• **Written problem**: Write out the material exactly, without any of its pictures.

• **Collected material**:
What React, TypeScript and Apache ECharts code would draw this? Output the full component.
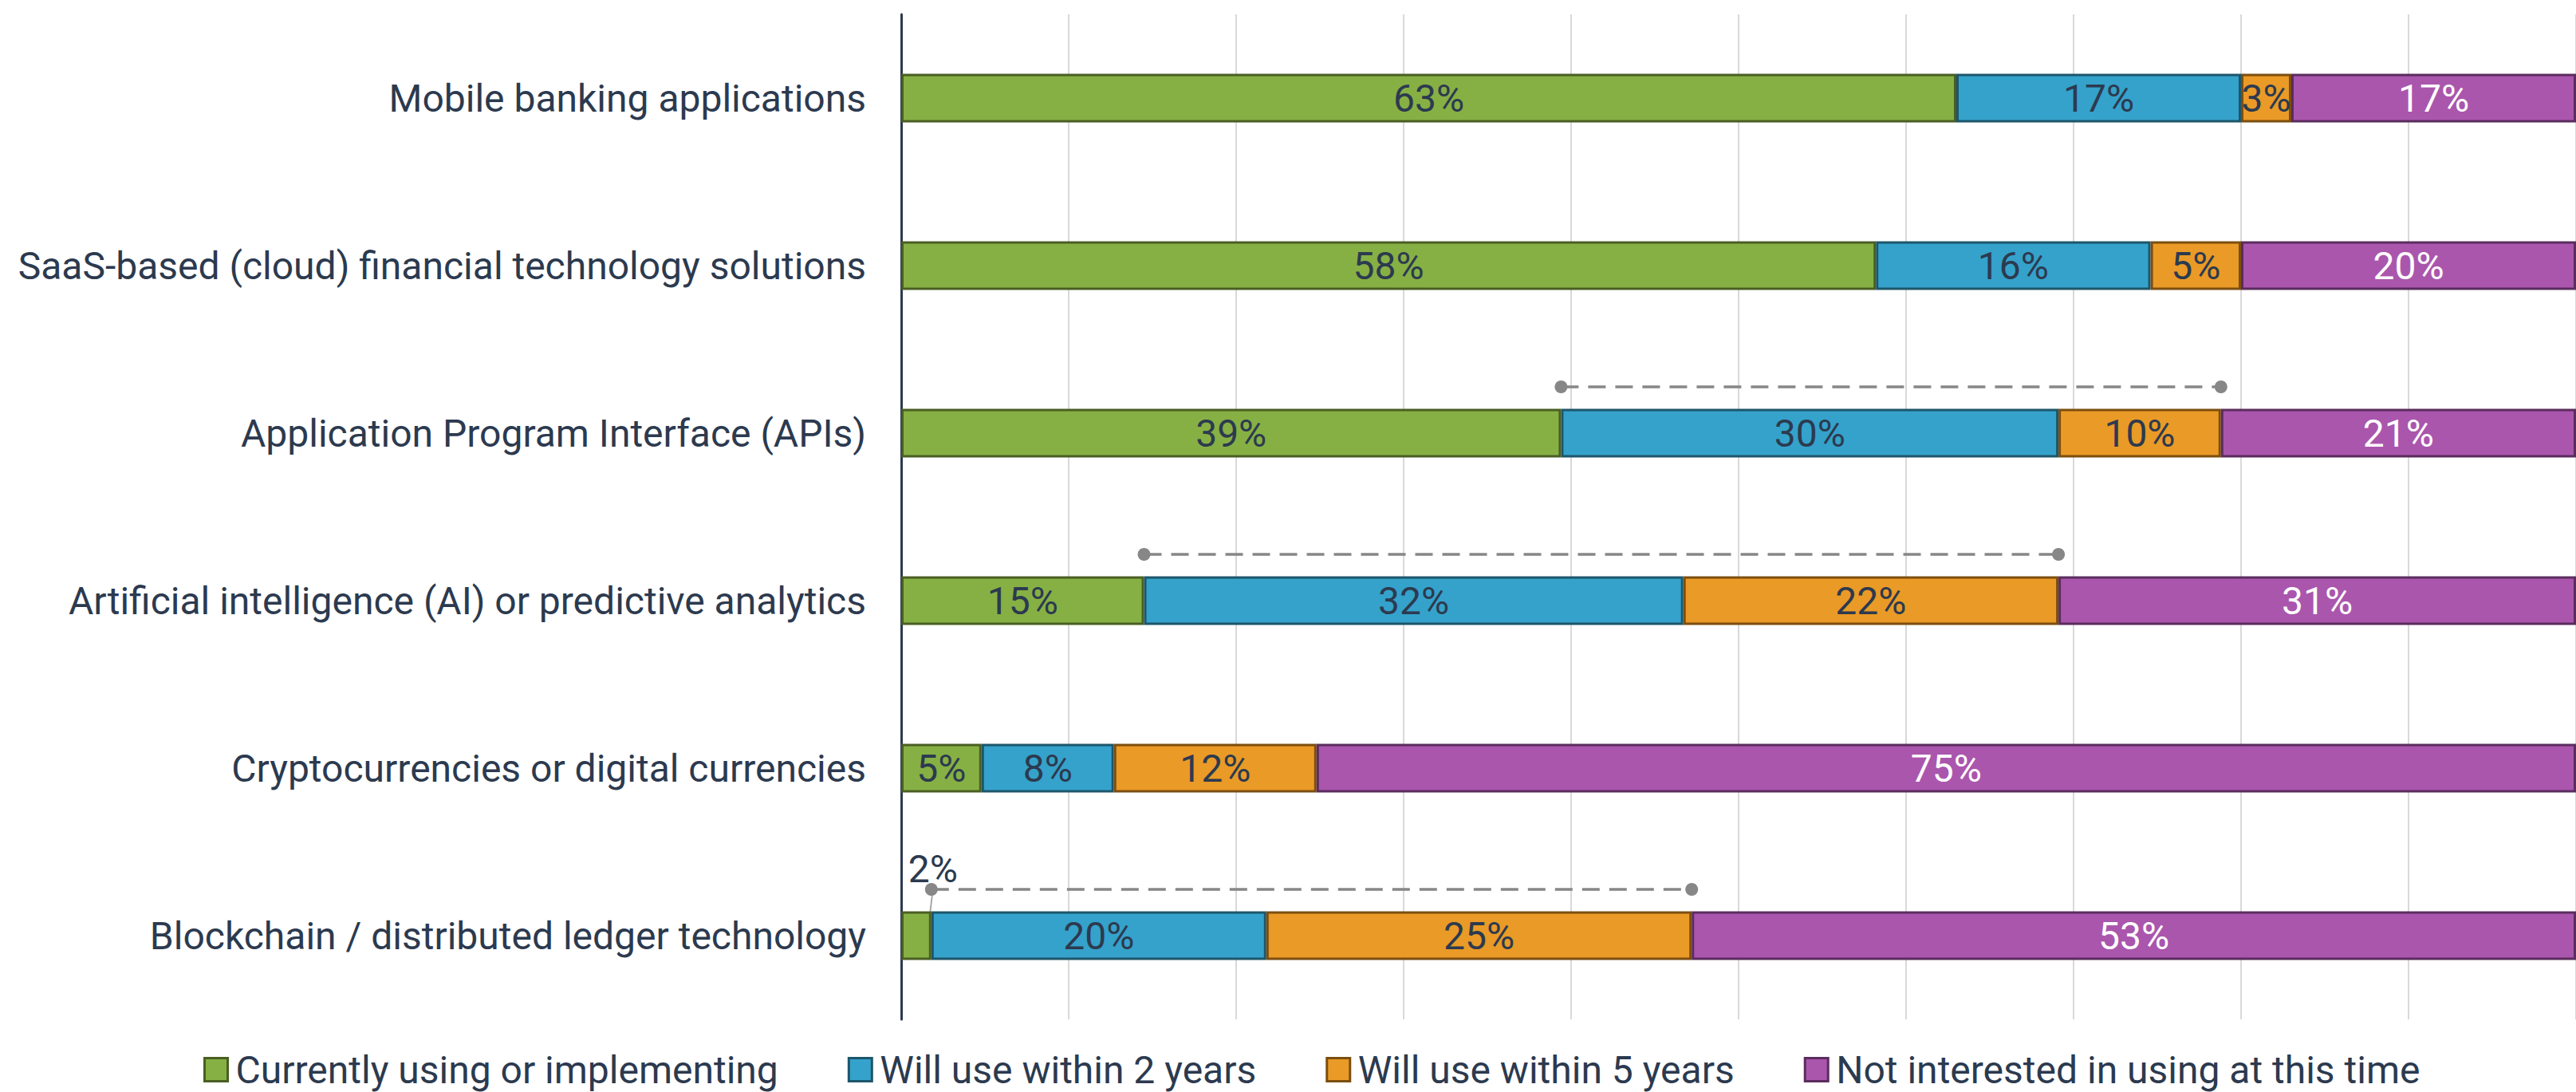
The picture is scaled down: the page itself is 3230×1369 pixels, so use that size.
import React, { useEffect, useRef } from "react";
import * as echarts from "echarts";

const categories = [
  "Mobile banking applications",
  "SaaS-based (cloud) financial technology solutions",
  "Application Program Interface (APIs)",
  "Artificial intelligence (AI) or predictive analytics",
  "Cryptocurrencies or digital currencies",
  "Blockchain / distributed ledger technology",
];

const seriesNames = [
  "Currently using or implementing",
  "Will use within 2 years",
  "Will use within 5 years",
  "Not interested in using at this time",
];

const currentlyUsing = [63, 58.2, 39.4, 14.5, 4.8, 1.8];
const within2Years = [17, 16.4, 29.7, 32.2, 7.9, 20.0];
const within5Years = [3, 5.4, 9.7, 22.4, 12.1, 25.4];
const notInterested = [17, 20.0, 21.2, 30.9, 75.2, 52.8];

// rows that carry a dashed span over the "will use" segments
const spanRows = [2, 3, 5];

const fills = ["#86b044", "#35a2cb", "#ea9a26", "#aa56ad"];
const borders = ["#4a5e23", "#1d566b", "#7c4e0f", "#5b2c5e"];
const textDark = "#2c3a4f";
const FONT = "Roboto";
const FS = 48;

export default function App() {
  const ref = useRef<HTMLDivElement>(null);

  useEffect(() => {
    if (!ref.current) return;
    const chart = echarts.init(ref.current, undefined, { renderer: "svg" });

    const values = [currentlyUsing, within2Years, within5Years, notInterested];

    const barSeries = values.map((arr, si) => ({
      name: seriesNames[si],
      type: "bar",
      stack: "total",
      barWidth: 61,
      itemStyle: { color: fills[si], borderColor: borders[si], borderWidth: 3 },
      label: {
        show: true,
        position: "inside",
        fontFamily: FONT,
        fontSize: FS,
        color: si === 3 ? "#ffffff" : textDark,
        formatter: (p: any) => Math.round(p.value) + "%",
      },
      labelLayout:
        si === 0
          ? (p: any) => (p.dataIndex === 5 ? { dx: 21, dy: -24 } : {})
          : undefined,
      data: arr.map((v, i) =>
        si === 0 && i === 5
          ? {
              value: v,
              label: { position: "top", distance: 5 },
              labelLine: { show: true, lineStyle: { color: "#a6a6a6", width: 2 } },
            }
          : v
      ),
    }));

    const spanData = spanRows.map((r) => [
      currentlyUsing[r],
      r,
      currentlyUsing[r] + within2Years[r] + within5Years[r],
    ]);

    const spanSeries = {
      name: "span",
      type: "custom",
      z: 5,
      encode: { x: [0, 2], y: 1 },
      data: spanData,
      renderItem: (params: any, api: any) => {
        const cat = api.value(1);
        const s = api.coord([api.value(0), cat]);
        const e = api.coord([api.value(2), cat]);
        const dy = -58;
        const c = "#878787";
        return {
          type: "group",
          children: [
            {
              type: "line",
              shape: { x1: s[0], y1: s[1] + dy, x2: e[0], y2: e[1] + dy },
              style: { stroke: c, lineWidth: 3.5, lineDash: [22, 12] },
            },
            { type: "circle", shape: { cx: s[0], cy: s[1] + dy, r: 8 }, style: { fill: c } },
            { type: "circle", shape: { cx: e[0], cy: e[1] + dy, r: 8 }, style: { fill: c } },
          ],
        };
      },
    };

    chart.setOption({
      animation: false,
      backgroundColor: "#ffffff",
      textStyle: { fontFamily: FONT },
      grid: { left: 1130, top: 18, width: 2105, bottom: 91, containLabel: false },
      legend: {
        data: seriesNames,
        left: 255,
        top: 1317,
        padding: 0,
        itemWidth: 29,
        itemHeight: 29,
        itemGap: 87,
        icon: "rect",
        itemStyle: { borderWidth: 3 },
        textStyle: { fontFamily: FONT, fontSize: FS, color: textDark, padding: [0, 0, 0, 5] },
      },
      xAxis: {
        type: "value",
        min: 0,
        max: 100,
        interval: 10,
        axisLabel: { show: false },
        axisLine: { show: false },
        axisTick: { show: false },
        splitLine: { show: true, lineStyle: { color: "#d9d9d9", width: 2 } },
      },
      yAxis: {
        type: "category",
        data: categories,
        inverse: true,
        axisTick: { show: false },
        axisLine: { show: true, lineStyle: { color: "#2c3a4f", width: 3 } },
        axisLabel: { fontFamily: FONT, fontSize: FS, color: textDark, margin: 44 },
        splitLine: { show: false },
      },
      series: [...barSeries, spanSeries],
    });

    return () => chart.dispose();
  }, []);

  return (
    <div
      ref={ref}
      style={{ position: "absolute", left: 0, top: 0, width: 3230, height: 1369 }}
    />
  );
}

• **Solved problem**:
What React, TypeScript and Apache ECharts code would draw this? Output the full component.
The picture is scaled down: the page itself is 3230×1369 pixels, so use that size.
import React, { useEffect, useRef } from "react";
import * as echarts from "echarts";

const categories = [
  "Mobile banking applications",
  "SaaS-based (cloud) financial technology solutions",
  "Application Program Interface (APIs)",
  "Artificial intelligence (AI) or predictive analytics",
  "Cryptocurrencies or digital currencies",
  "Blockchain / distributed ledger technology",
];

const seriesNames = [
  "Currently using or implementing",
  "Will use within 2 years",
  "Will use within 5 years",
  "Not interested in using at this time",
];

const currentlyUsing = [63, 58.2, 39.4, 14.5, 4.8, 1.8];
const within2Years = [17, 16.4, 29.7, 32.2, 7.9, 20.0];
const within5Years = [3, 5.4, 9.7, 22.4, 12.1, 25.4];
const notInterested = [17, 20.0, 21.2, 30.9, 75.2, 52.8];

// rows that carry a dashed span over the "will use" segments
const spanRows = [2, 3, 5];

const fills = ["#86b044", "#35a2cb", "#ea9a26", "#aa56ad"];
const borders = ["#4a5e23", "#1d566b", "#7c4e0f", "#5b2c5e"];
const textDark = "#2c3a4f";
const FONT = "Roboto";
const FS = 48;

export default function App() {
  const ref = useRef<HTMLDivElement>(null);

  useEffect(() => {
    if (!ref.current) return;
    const chart = echarts.init(ref.current, undefined, { renderer: "svg" });

    const values = [currentlyUsing, within2Years, within5Years, notInterested];

    const barSeries = values.map((arr, si) => ({
      name: seriesNames[si],
      type: "bar",
      stack: "total",
      barWidth: 61,
      itemStyle: { color: fills[si], borderColor: borders[si], borderWidth: 3 },
      label: {
        show: true,
        position: "inside",
        fontFamily: FONT,
        fontSize: FS,
        color: si === 3 ? "#ffffff" : textDark,
        formatter: (p: any) => Math.round(p.value) + "%",
      },
      labelLayout:
        si === 0
          ? (p: any) => (p.dataIndex === 5 ? { dx: 21, dy: -24 } : {})
          : undefined,
      data: arr.map((v, i) =>
        si === 0 && i === 5
          ? {
              value: v,
              label: { position: "top", distance: 5 },
              labelLine: { show: true, lineStyle: { color: "#a6a6a6", width: 2 } },
            }
          : v
      ),
    }));

    const spanData = spanRows.map((r) => [
      currentlyUsing[r],
      r,
      currentlyUsing[r] + within2Years[r] + within5Years[r],
    ]);

    const spanSeries = {
      name: "span",
      type: "custom",
      z: 5,
      encode: { x: [0, 2], y: 1 },
      data: spanData,
      renderItem: (params: any, api: any) => {
        const cat = api.value(1);
        const s = api.coord([api.value(0), cat]);
        const e = api.coord([api.value(2), cat]);
        const dy = -58;
        const c = "#878787";
        return {
          type: "group",
          children: [
            {
              type: "line",
              shape: { x1: s[0], y1: s[1] + dy, x2: e[0], y2: e[1] + dy },
              style: { stroke: c, lineWidth: 3.5, lineDash: [22, 12] },
            },
            { type: "circle", shape: { cx: s[0], cy: s[1] + dy, r: 8 }, style: { fill: c } },
            { type: "circle", shape: { cx: e[0], cy: e[1] + dy, r: 8 }, style: { fill: c } },
          ],
        };
      },
    };

    chart.setOption({
      animation: false,
      backgroundColor: "#ffffff",
      textStyle: { fontFamily: FONT },
      grid: { left: 1130, top: 18, width: 2105, bottom: 91, containLabel: false },
      legend: {
        data: seriesNames,
        left: 255,
        top: 1317,
        padding: 0,
        itemWidth: 29,
        itemHeight: 29,
        itemGap: 87,
        icon: "rect",
        itemStyle: { borderWidth: 3 },
        textStyle: { fontFamily: FONT, fontSize: FS, color: textDark, padding: [0, 0, 0, 5] },
      },
      xAxis: {
        type: "value",
        min: 0,
        max: 100,
        interval: 10,
        axisLabel: { show: false },
        axisLine: { show: false },
        axisTick: { show: false },
        splitLine: { show: true, lineStyle: { color: "#d9d9d9", width: 2 } },
      },
      yAxis: {
        type: "category",
        data: categories,
        inverse: true,
        axisTick: { show: false },
        axisLine: { show: true, lineStyle: { color: "#2c3a4f", width: 3 } },
        axisLabel: { fontFamily: FONT, fontSize: FS, color: textDark, margin: 44 },
        splitLine: { show: false },
      },
      series: [...barSeries, spanSeries],
    });

    return () => chart.dispose();
  }, []);

  return (
    <div
      ref={ref}
      style={{ position: "absolute", left: 0, top: 0, width: 3230, height: 1369 }}
    />
  );
}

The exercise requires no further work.